**Work required**: Exactly the lines from the one containing "Write the matplotlib code for this chart." through the one containing "from matplotlib.lines import Line2D" are to be returned, please, without any pictures.

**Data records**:

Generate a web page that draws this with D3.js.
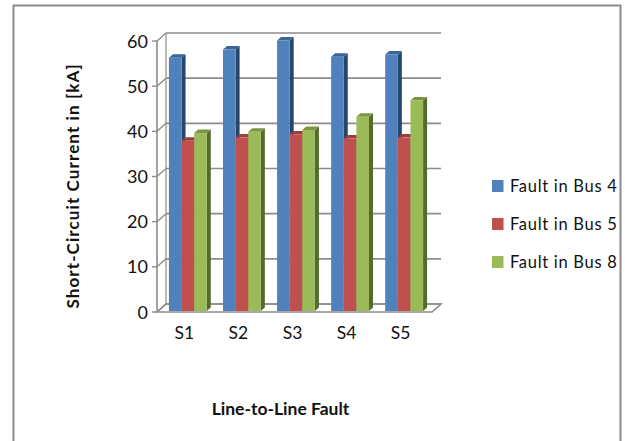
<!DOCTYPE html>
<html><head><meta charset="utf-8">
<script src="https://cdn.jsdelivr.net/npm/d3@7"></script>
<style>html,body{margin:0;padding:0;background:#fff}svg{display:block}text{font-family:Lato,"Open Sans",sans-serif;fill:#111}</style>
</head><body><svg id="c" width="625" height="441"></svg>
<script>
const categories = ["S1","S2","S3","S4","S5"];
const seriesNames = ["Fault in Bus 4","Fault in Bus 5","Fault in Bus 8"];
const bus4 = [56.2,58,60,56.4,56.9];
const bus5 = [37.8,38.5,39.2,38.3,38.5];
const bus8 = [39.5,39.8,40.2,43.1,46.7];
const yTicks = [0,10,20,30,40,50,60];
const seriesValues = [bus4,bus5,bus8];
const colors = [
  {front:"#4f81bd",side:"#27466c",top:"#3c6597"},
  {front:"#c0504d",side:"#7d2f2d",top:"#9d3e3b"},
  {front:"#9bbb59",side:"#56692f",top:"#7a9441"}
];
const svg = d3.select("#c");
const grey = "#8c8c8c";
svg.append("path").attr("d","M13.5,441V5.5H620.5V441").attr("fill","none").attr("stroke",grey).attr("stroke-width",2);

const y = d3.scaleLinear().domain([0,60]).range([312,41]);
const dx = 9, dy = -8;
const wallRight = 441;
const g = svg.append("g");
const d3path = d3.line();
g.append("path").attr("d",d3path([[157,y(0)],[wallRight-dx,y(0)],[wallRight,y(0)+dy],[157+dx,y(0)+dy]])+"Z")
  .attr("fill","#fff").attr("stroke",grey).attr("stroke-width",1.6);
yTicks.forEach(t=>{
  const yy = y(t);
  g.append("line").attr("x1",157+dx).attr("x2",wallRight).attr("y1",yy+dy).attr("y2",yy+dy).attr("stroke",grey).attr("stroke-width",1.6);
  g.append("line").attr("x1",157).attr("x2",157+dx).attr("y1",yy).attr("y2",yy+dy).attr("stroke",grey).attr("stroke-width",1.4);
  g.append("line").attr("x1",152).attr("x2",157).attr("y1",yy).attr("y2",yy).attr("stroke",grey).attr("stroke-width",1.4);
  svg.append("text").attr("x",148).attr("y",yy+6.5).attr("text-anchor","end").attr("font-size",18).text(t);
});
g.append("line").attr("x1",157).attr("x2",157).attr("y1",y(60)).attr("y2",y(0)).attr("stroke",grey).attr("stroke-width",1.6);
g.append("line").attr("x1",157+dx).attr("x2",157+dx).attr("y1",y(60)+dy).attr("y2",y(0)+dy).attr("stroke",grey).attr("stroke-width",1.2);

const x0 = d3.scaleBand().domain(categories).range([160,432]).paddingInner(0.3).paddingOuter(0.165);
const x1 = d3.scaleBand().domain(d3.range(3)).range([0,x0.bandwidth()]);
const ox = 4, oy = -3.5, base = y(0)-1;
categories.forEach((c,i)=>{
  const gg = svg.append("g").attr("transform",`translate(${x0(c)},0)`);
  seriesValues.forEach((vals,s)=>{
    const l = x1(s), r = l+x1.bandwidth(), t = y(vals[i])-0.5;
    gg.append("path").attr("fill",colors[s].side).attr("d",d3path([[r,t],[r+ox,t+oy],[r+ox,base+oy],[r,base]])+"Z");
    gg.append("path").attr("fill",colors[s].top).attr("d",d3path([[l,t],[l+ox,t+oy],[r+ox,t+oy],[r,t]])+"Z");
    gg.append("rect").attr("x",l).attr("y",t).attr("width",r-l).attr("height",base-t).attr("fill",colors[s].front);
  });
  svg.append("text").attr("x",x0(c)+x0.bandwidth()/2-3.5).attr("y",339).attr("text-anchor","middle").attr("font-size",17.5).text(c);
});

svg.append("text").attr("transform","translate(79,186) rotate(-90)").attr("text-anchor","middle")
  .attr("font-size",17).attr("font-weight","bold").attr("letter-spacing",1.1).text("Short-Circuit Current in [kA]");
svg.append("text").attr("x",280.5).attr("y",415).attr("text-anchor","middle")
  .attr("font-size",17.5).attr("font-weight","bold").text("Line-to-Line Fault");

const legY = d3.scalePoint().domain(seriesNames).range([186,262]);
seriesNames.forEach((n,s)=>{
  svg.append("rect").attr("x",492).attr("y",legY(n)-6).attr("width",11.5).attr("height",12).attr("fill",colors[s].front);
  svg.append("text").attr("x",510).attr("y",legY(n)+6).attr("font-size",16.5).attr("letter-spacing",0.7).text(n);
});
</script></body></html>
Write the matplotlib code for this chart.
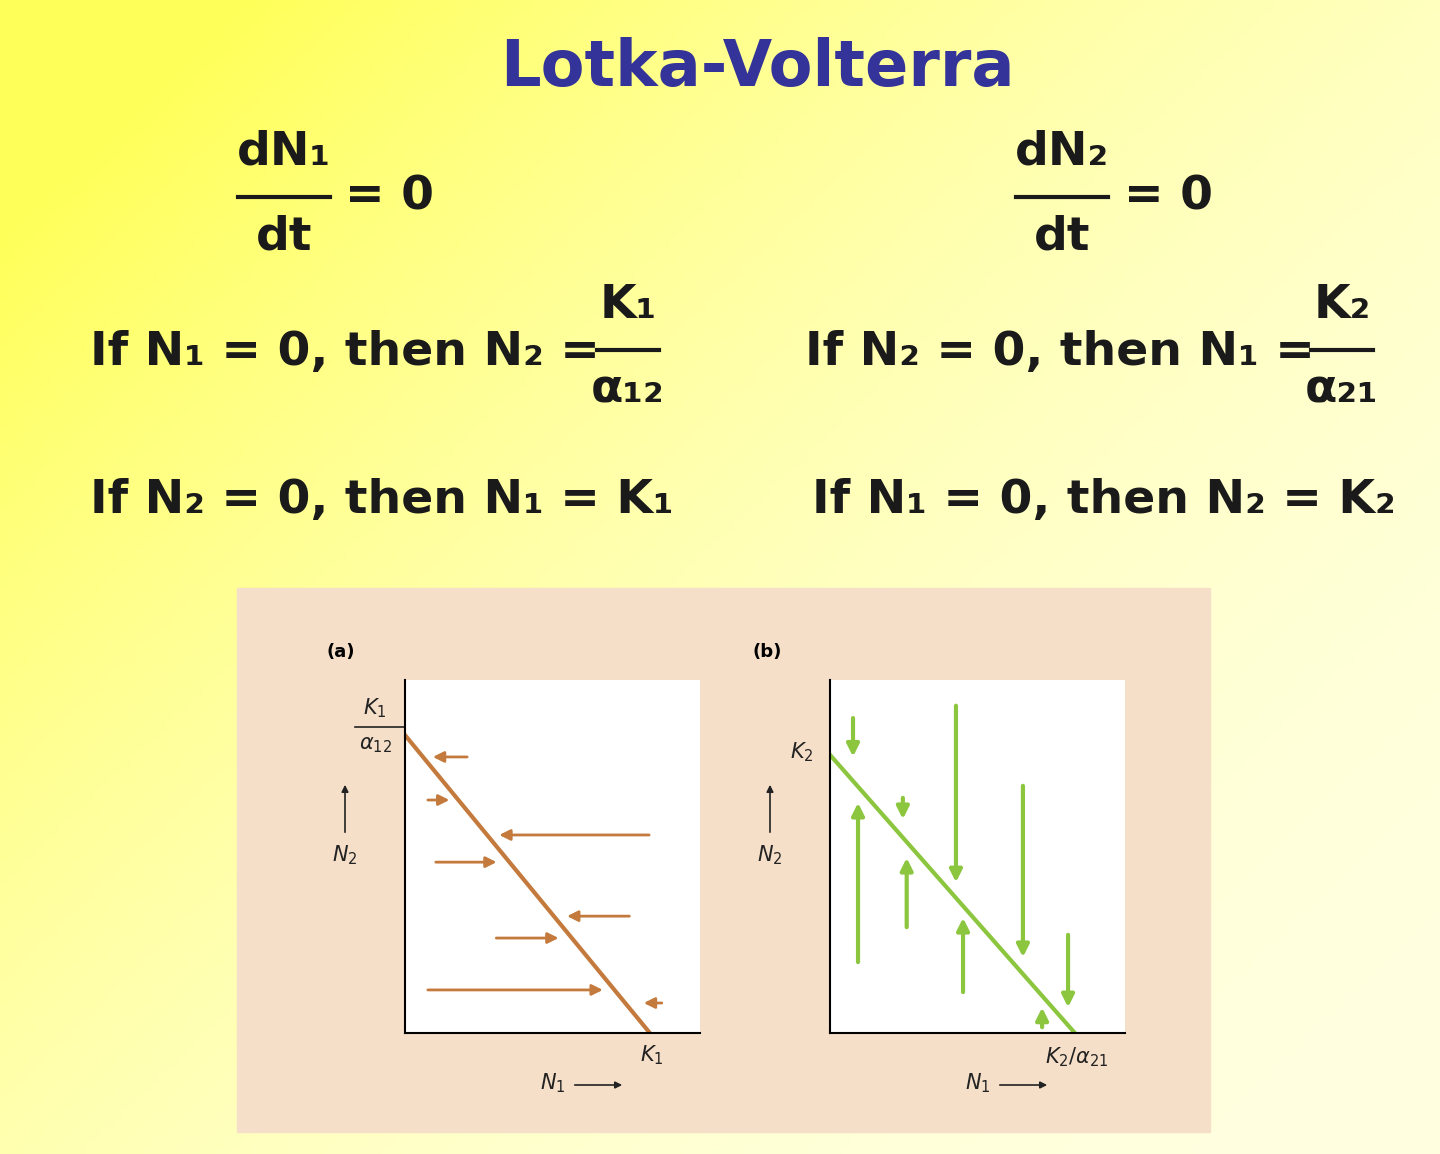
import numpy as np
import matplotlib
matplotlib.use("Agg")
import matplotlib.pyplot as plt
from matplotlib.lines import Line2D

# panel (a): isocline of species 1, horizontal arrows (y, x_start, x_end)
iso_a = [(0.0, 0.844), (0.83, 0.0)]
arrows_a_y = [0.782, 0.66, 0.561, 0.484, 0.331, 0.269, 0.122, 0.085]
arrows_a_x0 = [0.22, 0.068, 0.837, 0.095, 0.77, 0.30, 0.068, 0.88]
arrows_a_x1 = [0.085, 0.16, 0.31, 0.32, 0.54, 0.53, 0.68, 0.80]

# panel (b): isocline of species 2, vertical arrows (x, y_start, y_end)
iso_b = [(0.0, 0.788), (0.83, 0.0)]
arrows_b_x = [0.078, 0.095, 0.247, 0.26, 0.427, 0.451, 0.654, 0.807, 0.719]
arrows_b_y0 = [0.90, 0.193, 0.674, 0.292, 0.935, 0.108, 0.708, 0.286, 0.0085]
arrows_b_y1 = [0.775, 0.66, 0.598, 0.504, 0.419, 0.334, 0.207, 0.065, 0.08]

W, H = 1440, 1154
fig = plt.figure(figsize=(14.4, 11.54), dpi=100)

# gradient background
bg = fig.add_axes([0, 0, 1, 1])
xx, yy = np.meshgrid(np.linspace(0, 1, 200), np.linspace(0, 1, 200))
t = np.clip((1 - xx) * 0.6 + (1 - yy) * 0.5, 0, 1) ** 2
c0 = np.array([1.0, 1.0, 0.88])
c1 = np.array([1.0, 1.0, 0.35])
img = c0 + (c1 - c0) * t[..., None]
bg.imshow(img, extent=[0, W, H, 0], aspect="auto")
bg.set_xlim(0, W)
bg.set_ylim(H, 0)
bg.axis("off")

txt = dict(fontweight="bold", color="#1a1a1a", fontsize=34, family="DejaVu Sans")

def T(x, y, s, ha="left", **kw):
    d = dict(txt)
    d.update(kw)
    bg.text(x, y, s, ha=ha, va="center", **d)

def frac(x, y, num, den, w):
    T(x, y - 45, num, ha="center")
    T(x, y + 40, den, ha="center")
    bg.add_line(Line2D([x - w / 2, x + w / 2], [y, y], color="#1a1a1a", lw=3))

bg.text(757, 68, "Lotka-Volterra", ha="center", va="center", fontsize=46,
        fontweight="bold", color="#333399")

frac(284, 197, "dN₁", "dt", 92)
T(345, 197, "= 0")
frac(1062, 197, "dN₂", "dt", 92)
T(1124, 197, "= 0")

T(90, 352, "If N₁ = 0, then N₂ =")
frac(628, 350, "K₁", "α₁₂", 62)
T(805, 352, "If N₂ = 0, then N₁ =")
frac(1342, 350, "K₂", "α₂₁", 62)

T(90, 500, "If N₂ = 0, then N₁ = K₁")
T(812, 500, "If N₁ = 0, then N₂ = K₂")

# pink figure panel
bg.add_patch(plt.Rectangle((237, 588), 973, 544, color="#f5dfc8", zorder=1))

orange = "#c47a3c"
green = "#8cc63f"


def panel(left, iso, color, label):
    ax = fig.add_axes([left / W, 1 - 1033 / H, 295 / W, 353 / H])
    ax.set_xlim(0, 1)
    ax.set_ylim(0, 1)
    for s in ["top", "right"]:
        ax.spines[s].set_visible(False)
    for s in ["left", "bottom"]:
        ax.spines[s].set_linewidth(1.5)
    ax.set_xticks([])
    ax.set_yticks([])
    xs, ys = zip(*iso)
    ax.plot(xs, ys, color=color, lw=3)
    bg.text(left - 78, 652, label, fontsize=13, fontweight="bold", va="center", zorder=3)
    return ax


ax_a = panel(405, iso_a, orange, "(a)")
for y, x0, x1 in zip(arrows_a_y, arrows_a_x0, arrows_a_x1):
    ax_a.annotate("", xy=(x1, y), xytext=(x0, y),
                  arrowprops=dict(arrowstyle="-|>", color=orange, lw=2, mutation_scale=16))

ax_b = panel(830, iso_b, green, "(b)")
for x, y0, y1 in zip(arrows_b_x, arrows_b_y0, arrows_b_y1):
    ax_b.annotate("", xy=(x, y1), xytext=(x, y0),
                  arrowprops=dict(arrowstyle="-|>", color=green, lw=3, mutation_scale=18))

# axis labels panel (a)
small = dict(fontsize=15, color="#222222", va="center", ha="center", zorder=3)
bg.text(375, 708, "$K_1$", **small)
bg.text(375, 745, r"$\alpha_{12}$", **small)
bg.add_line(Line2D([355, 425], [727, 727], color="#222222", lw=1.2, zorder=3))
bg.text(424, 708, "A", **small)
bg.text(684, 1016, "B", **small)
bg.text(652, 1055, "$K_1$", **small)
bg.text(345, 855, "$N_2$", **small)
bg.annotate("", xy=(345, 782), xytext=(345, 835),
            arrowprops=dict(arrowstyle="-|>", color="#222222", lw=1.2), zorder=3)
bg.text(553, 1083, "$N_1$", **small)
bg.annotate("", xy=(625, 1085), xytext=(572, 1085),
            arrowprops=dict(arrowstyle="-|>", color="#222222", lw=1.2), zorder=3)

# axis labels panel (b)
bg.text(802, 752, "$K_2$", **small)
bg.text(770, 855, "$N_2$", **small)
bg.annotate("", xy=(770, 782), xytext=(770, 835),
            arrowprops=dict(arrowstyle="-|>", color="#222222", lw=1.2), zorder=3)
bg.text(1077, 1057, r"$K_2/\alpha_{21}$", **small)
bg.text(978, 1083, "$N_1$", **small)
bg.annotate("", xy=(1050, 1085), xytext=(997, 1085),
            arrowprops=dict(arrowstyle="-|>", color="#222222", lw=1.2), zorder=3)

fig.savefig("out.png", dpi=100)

**Solution**:
Write the matplotlib code for this chart.
import numpy as np
import matplotlib
matplotlib.use("Agg")
import matplotlib.pyplot as plt
from matplotlib.lines import Line2D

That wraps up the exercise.